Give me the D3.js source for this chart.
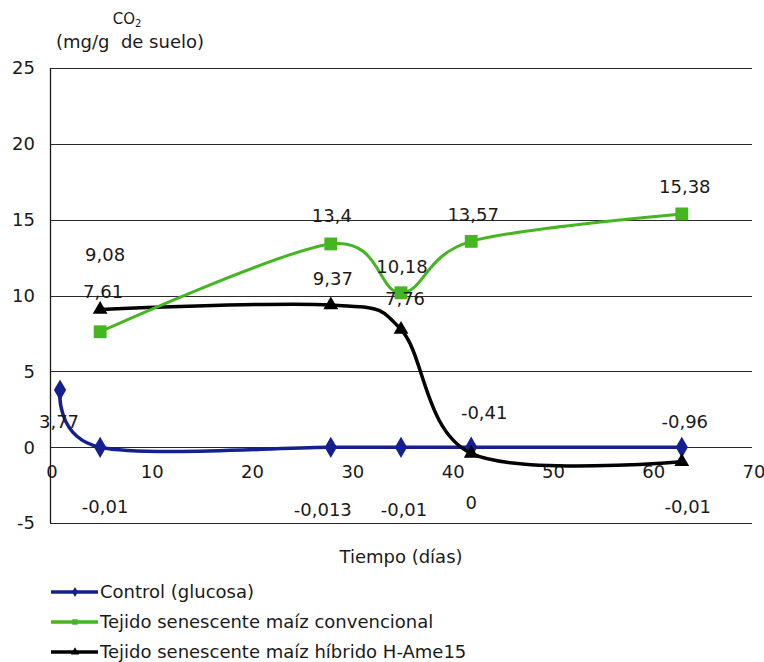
<!DOCTYPE html>
<html>
<head>
<meta charset="utf-8">
<script src="https://cdn.jsdelivr.net/npm/d3@7"></script>
<style>
  body { margin: 0; background: #fff; }
  text { font-family: "DejaVu Sans", Verdana, sans-serif; fill: #1a1a1a; }
</style>
</head>
<body>
<div id="chart"></div>
<script>
// days of measurement
const dias_control = [1, 5, 28, 35, 42, 63];
const dias_tejido = [5, 28, 35, 42, 63];

// CO2 (mg/g de suelo)
const co2_control = [3.77, -0.01, -0.013, -0.01, 0, -0.01];
const co2_convencional = [7.61, 13.4, 10.18, 13.57, 15.38];
const co2_hibrido = [9.08, 9.37, 7.76, -0.41, -0.96];

const series_names = [
  'Control (glucosa)',
  'Tejido senescente maíz convencional',
  'Tejido senescente maíz híbrido H-Ame15'
];

const x_ticks = [0, 10, 20, 30, 40, 50, 60, 70];
const y_ticks = [-5, 0, 5, 10, 15, 20, 25];

// where each data label sits relative to its marker (px)
const label_shift_control = [[-1, 32], [5, 59], [-8, 62], [3, 62], [0, 55], [6, 59]];
const label_shift_convencional = [[3, -40], [1, -28], [1, -26], [2, -27], [3, -27]];
const label_shift_hibrido = [[5, -55], [2, -27], [4, -31], [13, -41], [3, -40]];

const width = 764;
const height = 662;
const font_size = '18px';

const svg = d3.select('#chart')
  .append('svg')
  .attr('width', width)
  .attr('height', height);

const x = d3.scaleLinear().domain([0, 70]).range([50, 752]);
const y = d3.scaleLinear().domain([-5, 25]).range([523, 68]);

// gridlines
svg.append('g')
  .selectAll('line')
  .data(y_ticks)
  .join('line')
  .attr('x1', x(0))
  .attr('x2', x(70))
  .attr('y1', d => Math.round(y(d)) + 0.5)
  .attr('y2', d => Math.round(y(d)) + 0.5)
  .attr('stroke', '#2a2a2a')
  .attr('stroke-width', 1);

// vertical axis
svg.append('line')
  .attr('x1', x(0) + 0.5)
  .attr('x2', x(0) + 0.5)
  .attr('y1', y(25))
  .attr('y2', y(-5))
  .attr('stroke', '#1a1a1a')
  .attr('stroke-width', 1.3);

// tick labels
svg.append('g')
  .selectAll('text')
  .data(y_ticks)
  .join('text')
  .attr('x', 35)
  .attr('y', d => y(d))
  .attr('dy', '0.36em')
  .attr('text-anchor', 'end')
  .style('font-size', font_size)
  .text(d => d);

svg.append('g')
  .selectAll('text')
  .data(x_ticks)
  .join('text')
  .attr('x', d => x(d) + 2)
  .attr('y', 472)
  .attr('dy', '0.36em')
  .attr('text-anchor', 'middle')
  .style('font-size', font_size)
  .text(d => d);

// axis titles
const y_title = svg.append('text')
  .attr('x', 127)
  .attr('y', 19)
  .attr('dy', '0.36em')
  .attr('text-anchor', 'middle')
  .style('font-size', '15px');
y_title.append('tspan').text('CO');
y_title.append('tspan')
  .attr('dy', '0.3em')
  .style('font-size', '10px')
  .text('2');

svg.append('text')
  .attr('x', 130)
  .attr('y', 42)
  .attr('dy', '0.36em')
  .attr('text-anchor', 'middle')
  .attr('xml:space', 'preserve')
  .style('font-size', font_size)
  .style('white-space', 'pre')
  .text('(mg/g  de suelo)');

svg.append('text')
  .attr('x', 401)
  .attr('y', 557)
  .attr('dy', '0.36em')
  .attr('text-anchor', 'middle')
  .style('font-size', font_size)
  .text('Tiempo (días)');

// series
const series = [
  { name: series_names[0], xs: dias_control, ys: co2_control, shift: label_shift_control,
    color: '#14208f', width: 3.5, marker: d3.symbolDiamond, size: 130 },
  { name: series_names[2], xs: dias_tejido, ys: co2_hibrido, shift: label_shift_hibrido,
    color: '#000000', width: 3.5, marker: d3.symbolTriangle, size: 95 },
  { name: series_names[1], xs: dias_tejido, ys: co2_convencional, shift: label_shift_convencional,
    color: '#45b521', width: 3, marker: d3.symbolSquare, size: 165 }
];

const line = d3.line()
  .x(d => x(d[0]))
  .y(d => y(d[1]))
  .curve(d3.curveCardinal.tension(0));

series.forEach(s => {
  const pts = s.xs.map((d, i) => [d, s.ys[i]]);

  svg.append('path')
    .datum(pts)
    .attr('d', line)
    .attr('fill', 'none')
    .attr('stroke', s.color)
    .attr('stroke-width', s.width)
    .attr('stroke-linejoin', 'round');

  svg.append('g')
    .selectAll('path')
    .data(pts)
    .join('path')
    .attr('transform', d => `translate(${x(d[0])}, ${y(d[1])})`)
    .attr('d', d3.symbol().type(s.marker).size(s.size))
    .attr('fill', s.color);
});

// data labels (drawn after all lines)
series.forEach(s => {
  const pts = s.xs.map((d, i) => [d, s.ys[i]]);
  svg.append('g')
    .selectAll('text')
    .data(pts)
    .join('text')
    .attr('x', (d, i) => x(d[0]) + s.shift[i][0])
    .attr('y', (d, i) => y(d[1]) + s.shift[i][1])
    .attr('dy', '0.36em')
    .attr('text-anchor', 'middle')
    .style('font-size', font_size)
    .text(d => String(d[1]).replace('.', ','));
});

// legend
const legend_items = [
  { name: series_names[0], color: '#14208f', marker: d3.symbolDiamond, size: 30 },
  { name: series_names[1], color: '#45b521', marker: d3.symbolSquare, size: 30 },
  { name: series_names[2], color: '#000000', marker: d3.symbolTriangle, size: 30 }
];

legend_items.forEach((item, i) => {
  const cy = 592 + 30 * i;
  svg.append('line')
    .attr('x1', 51)
    .attr('x2', 98)
    .attr('y1', cy)
    .attr('y2', cy)
    .attr('stroke', item.color)
    .attr('stroke-width', 3.5);
  svg.append('path')
    .attr('transform', `translate(75, ${cy})`)
    .attr('d', d3.symbol().type(item.marker).size(item.size))
    .attr('fill', item.color);
  svg.append('text')
    .attr('x', 100)
    .attr('y', cy)
    .attr('dy', '0.36em')
    .style('font-size', font_size)
    .text(item.name);
});
</script>
</body>
</html>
◆ ◆ ◆ ◆ ◆ ◆ ◆
[Written problem] Which lines include the word "chart"? Copy every one of them.

[Solution to the exercise]
Give me the D3.js source for this chart.
<div id="chart"></div>
const svg = d3.select('#chart')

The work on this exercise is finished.